There’s a phenomenon that happens every year around this time, as sure as the leaves changing, that certain chill in the air, and the freakin’ Christmas stuff on the shelves before we’ve even come down from the Halloween sugar buzz. Ahem. Where were we?
Oh, yeah, photography. Let’s try that again.
A few times a year, the camera manufacturers get around to announcing their new gear. While these announcements often coincide with major trade shows like Photokina and the Consumer Electronics Show (CES), some announcements, like recent announcements from Sony, RED, Nikon and Canon, have a logic all their own. They also, as it happens, spawn an illogic all their own.
Go anywhere online that photo guys* congregate, and you’ll find some variation on the following: “Should I buy the [as-yet-unannounced] D800, the [also as-yet-unannounced] D4, or the D7000?” God love ‘em, they could just buy a flippin’ camera and get down to making photos already, but the possibility of a newer, shinier one has them just beside themselves. What if they buy a camera that exists, and the newer camera is… well, all like, new and stuff?

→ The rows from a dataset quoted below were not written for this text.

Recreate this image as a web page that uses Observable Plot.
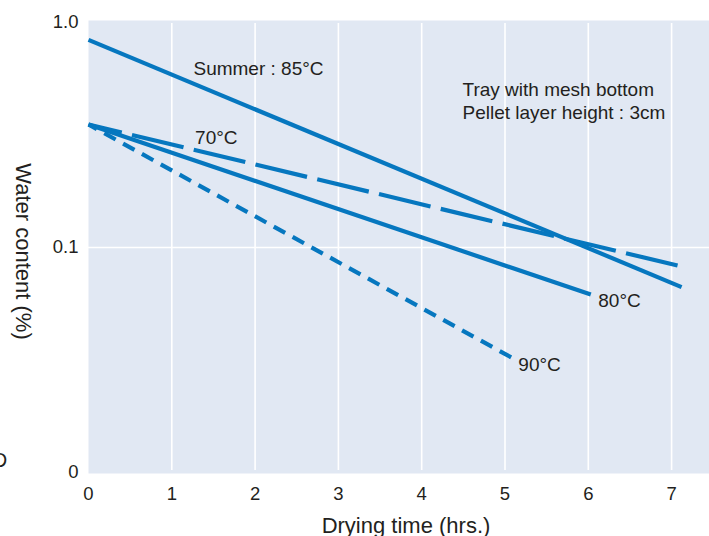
<!DOCTYPE html>
<html>
<head>
<meta charset="utf-8">
<script src="https://cdn.jsdelivr.net/npm/d3@7"></script>
<script src="https://cdn.jsdelivr.net/npm/@observablehq/plot@0.6"></script>
<style>
  html, body { margin: 0; padding: 0; background: #ffffff; }
  svg { overflow: visible; }
</style>
</head>
<body>
<div id="chart"></div>
<script>
// ---- Data ----
const seriesNames = ["Summer 85°C", "70°C", "80°C", "90°C"];
const startTime  = [0, 0, 0, 0];
const endTime    = [7.12, 7.12, 6.03, 5.08];
const startWater = [0.837, 0.352, 0.352, 0.352];
const endWater   = [0.0667, 0.0823, 0.0618, 0.0324];

const xTicks = [0, 1, 2, 3, 4, 5, 6, 7];
const yTicks = [0.01, 0.1, 1];
const yTickLabels = ["0", "0.1", "1.0"];

const labelText  = ["Summer : 85°C", "70°C", "80°C", "90°C", "Tray with mesh bottom", "Pellet layer height : 3cm"];
const labelTime  = [1.26, 1.28, 6.12, 5.16, 4.49, 4.49];
const labelWater = [0.621, 0.308, 0.058, 0.030, 0.501, 0.398];

const xTitle = "Drying time (hrs.)";
const yTitle = "Water content (%)";

// ---- Styles ----
const blue = "#0677bf";
const ink = "#231f20";
const dashStyle = {
  "Summer 85°C": {dash: null, offset: 0},
  "70°C": {dash: "53,10.5", offset: 18.8},
  "80°C": {dash: null, offset: 0},
  "90°C": {dash: "13,8.5", offset: 3.5}
};

const lines = seriesNames.map((name, i) => [
  {series: name, t: startTime[i], w: startWater[i]},
  {series: name, t: endTime[i], w: endWater[i]}
]);
const labels = labelText.map((text, i) => ({text, t: labelTime[i], w: labelWater[i]}));

const chart = Plot.plot({
  width: 709,
  height: 536,
  marginTop: 22,
  marginBottom: 64,
  marginLeft: 88,
  marginRight: 0,
  style: {fontFamily: "'Liberation Sans', Arial, Helvetica, sans-serif", fontSize: "18.5px", color: ink, background: "#ffffff"},
  x: {domain: [0, 7.455]},
  y: {type: "log", domain: [0.01, 1]},
  marks: [
    Plot.frame({fill: "#e1e8f3", stroke: null, insetTop: -2, insetBottom: -1}),
    Plot.ruleX(xTicks.filter(d => d > 0), {stroke: "#ffffff", strokeWidth: 1.6, y1: 0.01, y2: 1, insetTop: -2, insetBottom: -1}),
    Plot.ruleY([0.1], {stroke: "#ffffff", strokeWidth: 1.6}),
    ...lines.map(data => {
      const s = dashStyle[data[0].series];
      return Plot.line(data, {
        x: "t", y: "w", stroke: blue, strokeWidth: 4.2, strokeLinecap: "butt",
        strokeDasharray: s.dash, strokeDashoffset: s.offset
      });
    }),
    Plot.text(labels, {x: "t", y: "w", text: "text", textAnchor: "start", lineAnchor: "middle", fontSize: 19, fill: ink}),
    Plot.axisX({ticks: xTicks, tickSize: 0, tickPadding: 14, tickFormat: d => String(d), label: null, fontSize: 18.5}),
    Plot.axisY({ticks: yTicks, tickSize: 0, tickPadding: 10, tickFormat: d => yTickLabels[yTicks.indexOf(d)], label: null, fontSize: 18.5}),
    Plot.text([xTitle], {frameAnchor: "bottom", dx: 7, dy: 53, textAnchor: "middle", lineAnchor: "middle", fontSize: 22, fill: ink}),
    Plot.text([yTitle], {frameAnchor: "left", dx: -65, dy: 4, rotate: 90, textAnchor: "middle", lineAnchor: "middle", fontSize: 22, fill: ink})
  ]
});

// stray clipped glyph at the left edge of the reference
d3.select(chart).append("text")
  .attr("x", 0).attr("y", 467)
  .attr("fill", ink)
  .attr("font-size", 20)
  .attr("font-family", "'Liberation Sans', Arial, sans-serif")
  .text("D");

document.getElementById("chart").appendChild(chart);
</script>
</body>
</html>
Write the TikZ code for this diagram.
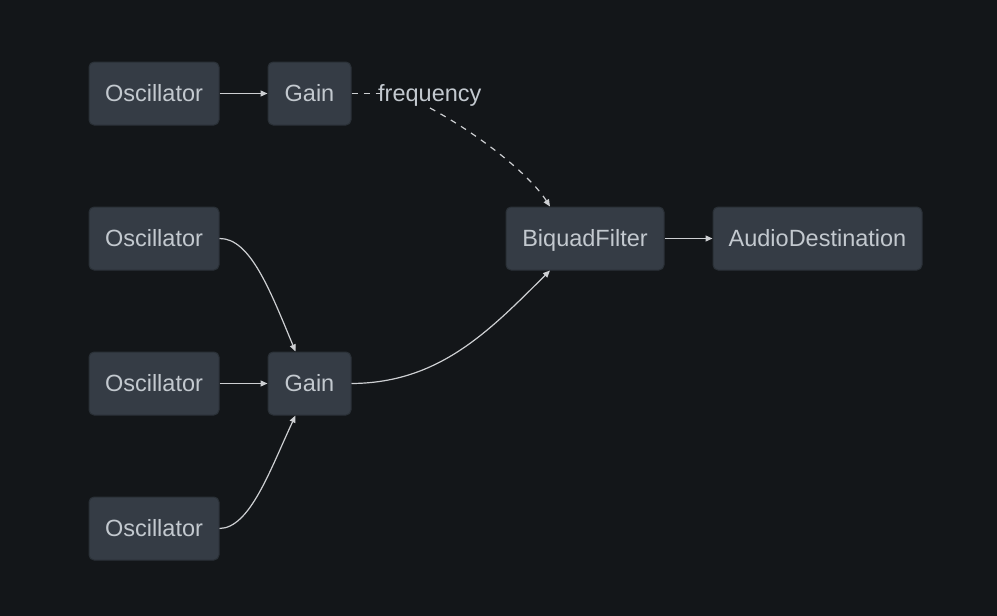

It might be incrementally better!
Some of these same people will decide, on the basis of the same partial specs or even just a leaked name that suggests something might be replaced or upgraded, that the company in question has lost their touch, if not their collective mind. There aren’t even any test images, to say nothing of a real, live, functioning camera. On the basis of a handful of rumors, this must be the worst camera the company has ever made, and that forthwith they are going to sell all of their gear and buy a Sigma body and lenses.**
Let me take the Captain Obvious uniform out of mothballs again. If you have good options at your disposal already, why not take advantage of them? If the best camera is the one you’ve got, it stands to reason you can’t make photos with something you don’t own. Will the next camera have more bells and whistles? Undoubtedly, yes. Can you take photos with a camera that hasn’t come out yet? Do you really need me to answer that question for you?

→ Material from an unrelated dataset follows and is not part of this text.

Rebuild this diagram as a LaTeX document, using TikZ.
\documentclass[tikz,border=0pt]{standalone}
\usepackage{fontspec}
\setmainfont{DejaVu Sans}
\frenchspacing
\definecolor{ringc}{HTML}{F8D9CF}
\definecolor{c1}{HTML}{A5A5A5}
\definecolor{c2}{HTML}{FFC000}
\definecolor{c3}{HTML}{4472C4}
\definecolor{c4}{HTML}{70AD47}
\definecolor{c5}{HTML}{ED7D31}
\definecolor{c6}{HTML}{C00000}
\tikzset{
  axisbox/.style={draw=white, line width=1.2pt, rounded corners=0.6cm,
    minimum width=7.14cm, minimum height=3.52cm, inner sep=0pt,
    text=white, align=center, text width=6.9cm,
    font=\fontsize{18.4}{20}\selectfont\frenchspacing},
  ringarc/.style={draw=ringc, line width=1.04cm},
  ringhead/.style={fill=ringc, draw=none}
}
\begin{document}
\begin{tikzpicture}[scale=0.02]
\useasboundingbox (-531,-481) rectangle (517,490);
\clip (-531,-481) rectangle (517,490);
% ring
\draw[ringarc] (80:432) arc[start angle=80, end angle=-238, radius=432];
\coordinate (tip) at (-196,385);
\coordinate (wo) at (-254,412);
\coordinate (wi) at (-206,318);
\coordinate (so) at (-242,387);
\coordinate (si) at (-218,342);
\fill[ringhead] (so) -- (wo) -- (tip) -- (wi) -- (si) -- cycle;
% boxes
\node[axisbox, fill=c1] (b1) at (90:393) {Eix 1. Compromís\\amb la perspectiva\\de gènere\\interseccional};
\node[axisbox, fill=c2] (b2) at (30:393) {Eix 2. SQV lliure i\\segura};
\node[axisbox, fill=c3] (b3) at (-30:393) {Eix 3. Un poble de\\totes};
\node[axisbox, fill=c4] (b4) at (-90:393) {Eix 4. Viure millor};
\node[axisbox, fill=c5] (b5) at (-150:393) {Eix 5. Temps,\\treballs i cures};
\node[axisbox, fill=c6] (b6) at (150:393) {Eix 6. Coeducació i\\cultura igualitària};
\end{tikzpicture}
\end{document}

Every generation of photographers, for as long as there’ve been photographers, had fewer gear options open to them than you do right at this second. What they had in common was that they learned to do uncommon things with their equipment, sometimes despite its flaws, and sometimes because of them. While it’s possible to take any piece of equipment to the limits of its capabilities, it helps to make sure that it’s the limitations of the gear, and not your own limitations, holding you back. Be honest with yourself, and be as willing to look in the mirror as in your camera bag. Before you complain, are you already using what you’ve got to the best of its, and your, abilities? If you wait for the “right” camera, you will always be frustrated.
But that’s just my $.02 worth. Tell me, what do you think?
*This is not a somehow sexist observation. Women don’t obsess over gear; they generally figure out what they need, get it, and use it, whereas if someone’s spending as much time bitching over their kit as using it, you can bet they could work up a respectable beard on a few days’ notice. Just saying.
**Lest you think I’m kidding, Ken Rockwell actually did this (minus the Sigma body and lenses bit) with the Fuji X100, declaring it unworthy to be a poor man’s poor man’s Leica prior to its release. Once the camera was out, his tune changed so radically that there was rampant speculation that Fuji had gifted him with one of the cameras.